Given task: Repeat only the lines from the one containing "Write a web" through the one containing "color: '#1a1a1a', width: 3", exactly as written, both ends included.

Figure scripts:
>> Begin
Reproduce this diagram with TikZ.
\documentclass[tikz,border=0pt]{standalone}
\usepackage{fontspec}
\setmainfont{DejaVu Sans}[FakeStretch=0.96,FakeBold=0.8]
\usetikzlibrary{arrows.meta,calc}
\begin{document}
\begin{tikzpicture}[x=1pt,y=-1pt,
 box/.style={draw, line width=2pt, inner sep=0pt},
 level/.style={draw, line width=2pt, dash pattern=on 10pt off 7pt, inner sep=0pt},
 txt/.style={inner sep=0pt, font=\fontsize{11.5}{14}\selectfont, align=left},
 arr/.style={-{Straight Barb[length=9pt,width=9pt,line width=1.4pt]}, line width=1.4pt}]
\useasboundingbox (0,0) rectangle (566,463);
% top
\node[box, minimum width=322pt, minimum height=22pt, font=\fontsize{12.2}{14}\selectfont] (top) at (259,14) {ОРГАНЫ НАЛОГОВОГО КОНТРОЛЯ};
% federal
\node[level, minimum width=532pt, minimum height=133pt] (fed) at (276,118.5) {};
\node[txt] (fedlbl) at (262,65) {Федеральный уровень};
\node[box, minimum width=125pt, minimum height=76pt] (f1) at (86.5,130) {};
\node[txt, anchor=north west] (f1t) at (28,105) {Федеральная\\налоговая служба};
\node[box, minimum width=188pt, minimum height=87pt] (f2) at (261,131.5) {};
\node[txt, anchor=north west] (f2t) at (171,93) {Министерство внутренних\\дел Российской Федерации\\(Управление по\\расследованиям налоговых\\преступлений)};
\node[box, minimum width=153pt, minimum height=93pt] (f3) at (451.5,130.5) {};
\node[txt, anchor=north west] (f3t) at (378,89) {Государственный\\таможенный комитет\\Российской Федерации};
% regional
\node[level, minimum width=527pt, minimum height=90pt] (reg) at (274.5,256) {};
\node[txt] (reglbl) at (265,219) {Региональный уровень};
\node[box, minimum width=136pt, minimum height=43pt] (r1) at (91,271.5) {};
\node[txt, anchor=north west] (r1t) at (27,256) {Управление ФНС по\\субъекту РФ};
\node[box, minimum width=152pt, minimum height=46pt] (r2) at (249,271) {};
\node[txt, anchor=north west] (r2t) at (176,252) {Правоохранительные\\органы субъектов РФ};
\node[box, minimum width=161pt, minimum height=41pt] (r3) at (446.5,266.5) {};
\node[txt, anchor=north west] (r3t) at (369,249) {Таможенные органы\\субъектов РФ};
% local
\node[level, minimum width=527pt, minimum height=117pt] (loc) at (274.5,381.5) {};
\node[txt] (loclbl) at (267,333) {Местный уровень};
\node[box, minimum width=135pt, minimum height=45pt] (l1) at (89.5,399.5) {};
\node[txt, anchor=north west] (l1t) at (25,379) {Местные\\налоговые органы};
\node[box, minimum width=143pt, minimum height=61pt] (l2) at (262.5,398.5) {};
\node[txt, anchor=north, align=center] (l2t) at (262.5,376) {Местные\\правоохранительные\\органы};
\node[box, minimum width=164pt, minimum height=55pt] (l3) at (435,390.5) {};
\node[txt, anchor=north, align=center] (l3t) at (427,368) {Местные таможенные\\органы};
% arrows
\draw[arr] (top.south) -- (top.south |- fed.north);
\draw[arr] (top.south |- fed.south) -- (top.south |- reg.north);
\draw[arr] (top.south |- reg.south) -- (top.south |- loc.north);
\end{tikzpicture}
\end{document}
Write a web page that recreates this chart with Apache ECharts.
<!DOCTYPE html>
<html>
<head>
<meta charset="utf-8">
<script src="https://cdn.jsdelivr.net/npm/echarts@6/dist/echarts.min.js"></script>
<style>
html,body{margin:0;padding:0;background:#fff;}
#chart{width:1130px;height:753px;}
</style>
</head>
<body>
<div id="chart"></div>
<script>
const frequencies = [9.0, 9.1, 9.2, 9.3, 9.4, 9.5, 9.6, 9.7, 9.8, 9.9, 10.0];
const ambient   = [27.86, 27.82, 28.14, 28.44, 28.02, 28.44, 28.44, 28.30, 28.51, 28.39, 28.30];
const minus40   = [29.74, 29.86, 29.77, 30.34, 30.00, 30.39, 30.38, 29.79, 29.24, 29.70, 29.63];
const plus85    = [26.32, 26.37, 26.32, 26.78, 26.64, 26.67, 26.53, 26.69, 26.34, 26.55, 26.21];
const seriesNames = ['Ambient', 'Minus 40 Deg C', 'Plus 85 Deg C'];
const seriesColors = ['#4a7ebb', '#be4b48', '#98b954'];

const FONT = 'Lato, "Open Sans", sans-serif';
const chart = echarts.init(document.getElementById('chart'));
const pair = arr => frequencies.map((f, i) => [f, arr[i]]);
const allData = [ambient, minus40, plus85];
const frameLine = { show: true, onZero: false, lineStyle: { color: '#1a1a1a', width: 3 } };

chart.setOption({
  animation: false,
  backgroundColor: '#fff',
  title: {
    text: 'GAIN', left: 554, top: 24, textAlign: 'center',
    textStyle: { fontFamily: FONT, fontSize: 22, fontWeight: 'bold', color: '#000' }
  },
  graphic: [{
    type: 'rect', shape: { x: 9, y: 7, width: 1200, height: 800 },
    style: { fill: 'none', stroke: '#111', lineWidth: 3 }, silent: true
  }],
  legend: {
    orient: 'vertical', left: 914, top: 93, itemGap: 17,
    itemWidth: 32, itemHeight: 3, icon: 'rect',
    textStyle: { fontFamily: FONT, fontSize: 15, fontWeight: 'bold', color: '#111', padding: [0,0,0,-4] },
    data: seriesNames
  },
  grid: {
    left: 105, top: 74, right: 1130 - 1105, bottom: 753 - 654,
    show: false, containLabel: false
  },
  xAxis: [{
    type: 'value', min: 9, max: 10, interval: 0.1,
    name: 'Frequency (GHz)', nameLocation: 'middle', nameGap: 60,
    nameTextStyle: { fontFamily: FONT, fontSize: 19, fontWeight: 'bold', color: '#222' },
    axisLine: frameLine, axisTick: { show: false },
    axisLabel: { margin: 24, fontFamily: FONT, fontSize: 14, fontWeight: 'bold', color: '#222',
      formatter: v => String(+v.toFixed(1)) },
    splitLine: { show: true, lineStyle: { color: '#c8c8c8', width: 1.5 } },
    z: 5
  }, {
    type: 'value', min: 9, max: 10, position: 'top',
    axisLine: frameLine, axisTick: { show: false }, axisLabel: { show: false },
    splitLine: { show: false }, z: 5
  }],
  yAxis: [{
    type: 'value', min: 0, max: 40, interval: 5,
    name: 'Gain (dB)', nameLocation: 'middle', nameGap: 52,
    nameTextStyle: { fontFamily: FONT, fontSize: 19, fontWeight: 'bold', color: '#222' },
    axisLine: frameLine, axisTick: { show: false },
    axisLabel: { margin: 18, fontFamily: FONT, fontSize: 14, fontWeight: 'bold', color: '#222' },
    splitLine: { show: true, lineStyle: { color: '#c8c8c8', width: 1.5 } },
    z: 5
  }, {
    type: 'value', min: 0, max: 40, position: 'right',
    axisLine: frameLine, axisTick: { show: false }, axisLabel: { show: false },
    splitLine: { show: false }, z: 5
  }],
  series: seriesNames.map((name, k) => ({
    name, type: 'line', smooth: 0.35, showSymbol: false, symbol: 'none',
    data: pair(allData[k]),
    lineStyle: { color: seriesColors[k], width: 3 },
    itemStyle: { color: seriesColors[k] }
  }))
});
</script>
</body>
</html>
>> End
Task result:
Write a web page that recreates this chart with Apache ECharts.
<!DOCTYPE html>
<html>
<head>
<meta charset="utf-8">
<script src="https://cdn.jsdelivr.net/npm/echarts@6/dist/echarts.min.js"></script>
<style>
html,body{margin:0;padding:0;background:#fff;}
#chart{width:1130px;height:753px;}
</style>
</head>
<body>
<div id="chart"></div>
<script>
const frequencies = [9.0, 9.1, 9.2, 9.3, 9.4, 9.5, 9.6, 9.7, 9.8, 9.9, 10.0];
const ambient   = [27.86, 27.82, 28.14, 28.44, 28.02, 28.44, 28.44, 28.30, 28.51, 28.39, 28.30];
const minus40   = [29.74, 29.86, 29.77, 30.34, 30.00, 30.39, 30.38, 29.79, 29.24, 29.70, 29.63];
const plus85    = [26.32, 26.37, 26.32, 26.78, 26.64, 26.67, 26.53, 26.69, 26.34, 26.55, 26.21];
const seriesNames = ['Ambient', 'Minus 40 Deg C', 'Plus 85 Deg C'];
const seriesColors = ['#4a7ebb', '#be4b48', '#98b954'];

const FONT = 'Lato, "Open Sans", sans-serif';
const chart = echarts.init(document.getElementById('chart'));
const pair = arr => frequencies.map((f, i) => [f, arr[i]]);
const allData = [ambient, minus40, plus85];
const frameLine = { show: true, onZero: false, lineStyle: { color: '#1a1a1a', width: 3 } };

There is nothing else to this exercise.